Bo Hines pushes GENIUS Act, joins Tether as USAT advisor to shape US stablecoin rules

What happened? Bo Hines helped push the GENIUS Act, left his White House role, and joined Tether to advise on a US-focused stablecoin.

The GENIUS Act was moved quickly with White House coordination and Bo called it the “first piece of the puzzle.” He recently stepped down as executive director of the White House Crypto Council and signed on with Tether as a Strategic Advisor for its USAT stablecoin. Bo says the new framework and USAT will speed up tech integrations and make payments more efficient as regulators and banks learn to work with these products.

Who does this affect? Regulators, banks, stablecoin issuers, and institutional and retail crypto users in the US will all feel the impact.

The working group that produced the report included the SEC, CFTC, Treasury, Commerce and bank regulators, so those agencies and the firms they oversee are directly involved. Banks are expected to start integrating updated payment rails and tech as rules clarify what’s allowed. Stablecoin issuers and institutional investors stand to gain from clearer compliance paths and easier on- and off-ramps for dollar-denominated crypto activity.

Why does this matter? Clear rules plus a regulated US stablecoin could unlock institutional flows and accelerate market adoption, reshaping the crypto landscape.

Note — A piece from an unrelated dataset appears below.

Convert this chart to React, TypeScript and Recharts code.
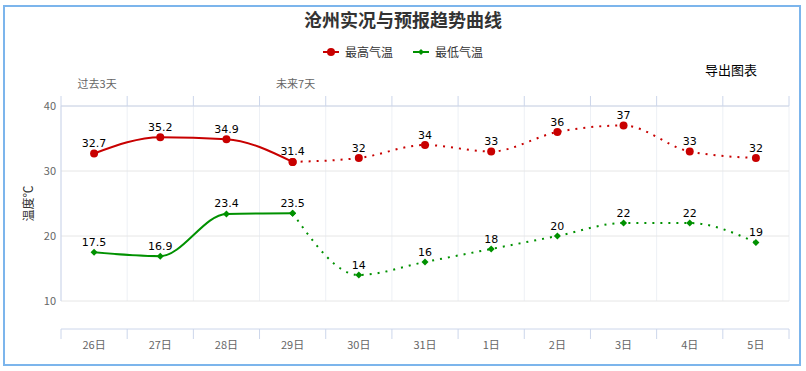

Regulatory clarity and a compliant product like USAT could make it easier for banks and businesses to use stablecoins, increasing real-world payments and settlement use. That shift could help the US reassert itself as a crypto hub and draw institutional liquidity back onshore. Ultimately, faster payment rails and more trusted dollar stablecoins could boost market depth, reduce frictions, and change where and how crypto trading and custody scale in the coming years.